16.06.2015 10:54

Exerzitien im Kloster

«Meine anstrengendste und zugleich erholsamste Ferienwoche»

Meine diesjährige Exerzitien-Woche besuchte ich erstmals am neuen Ort:  Voller Erwartung betrat ich am 31.5. das Kloster Menzingen, wo das Lassalle-Haus während der Umbauzeit Aufnahme gefunden hat. Ich war überrascht, im Kloster einen grosszügig bepflanzten und weiten Innenhof  anzutreffen, der eine grosse Stille und Ruhe ausstrahlt. Es ist eindrücklich, wie das Mauergeviert eines Klosters die Alltagsgeräusche eines Dorflebens völlig abschirmen kann. Die Schwesterngemeinschaft und das Lassalle-Haus haben es geschafft, zwischen den beiden Gemeinschaften räumlich und organisatorisch einen gegenseitigen respektvollen Abstand zu wahren, ohne den allseits spürbaren Geist der Offenheit und Gastfreundschaft zu beeinträchtigen. Das Lassalle-Haus nahm gar den Aufwand auf sich, den eigenen Bereich mit einem ansprechenden Farbkonzept zu gestalten. Die Unterkunft und Küche waren auf dem gleich hohen Niveau, wie ich dies von den letzten Jahren her gewohnt war.

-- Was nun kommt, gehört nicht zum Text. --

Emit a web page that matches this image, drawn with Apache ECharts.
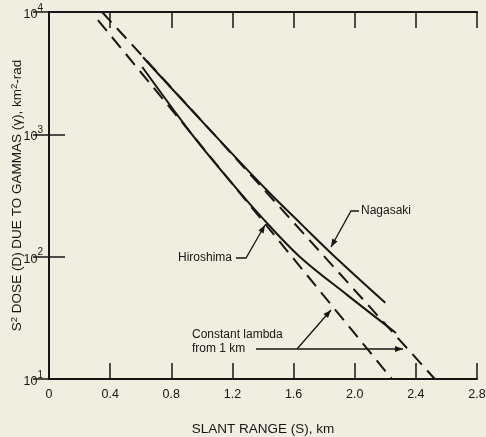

Somit konnte ich in der mir bekannten und tragenden Ruhe meine anstrengendste und zugleich erholsamste Ferienwoche  erleben. Bereits seit neun Jahren verbringe ich jährlich eine Woche im Lassalle-Haus, welche mir nicht nur den nötigen Abstand zum Alltag ermöglicht. Der Eintritt wie der Austritt in diese Woche des Schweigens ist für mich immer wieder eine kleine Zäsur. Wie gewohnt machte sich auch diesmal am zweiten oder dritten Tag eine Phase bemerkbar, wo ich mich fragte, was ich mir da eigentlich antue.  Das kurze tägliche Begleitgespräch mit dem Exerzitienleiter hilft mir immer wieder, auf das aktuell wesentliche Thema fokussiert zu bleiben.

Dankbar darf ich erfahren, wie sich in mir durch den Exerzitienweg mein Leben langsam über die Jahre spürbar ändert und weitet:
Die Änderung erlebe ich als anstrengenden und schmerzhaften Prozess, in welchem mein Ego zum Wohle übergeordneter Interessen kleiner wird. Viel  bedeutsamer fühlt sich für mich die Weite als zunehmende Fülle des Lebens an, in welcher die Liebes- und Leidensfähigkeit unmerklich langsam wachsen. Fast wie ein Korb mit immer mehr neuen und schönen Früchten, welche dem Gefäss zugleich ihr Gewicht geben.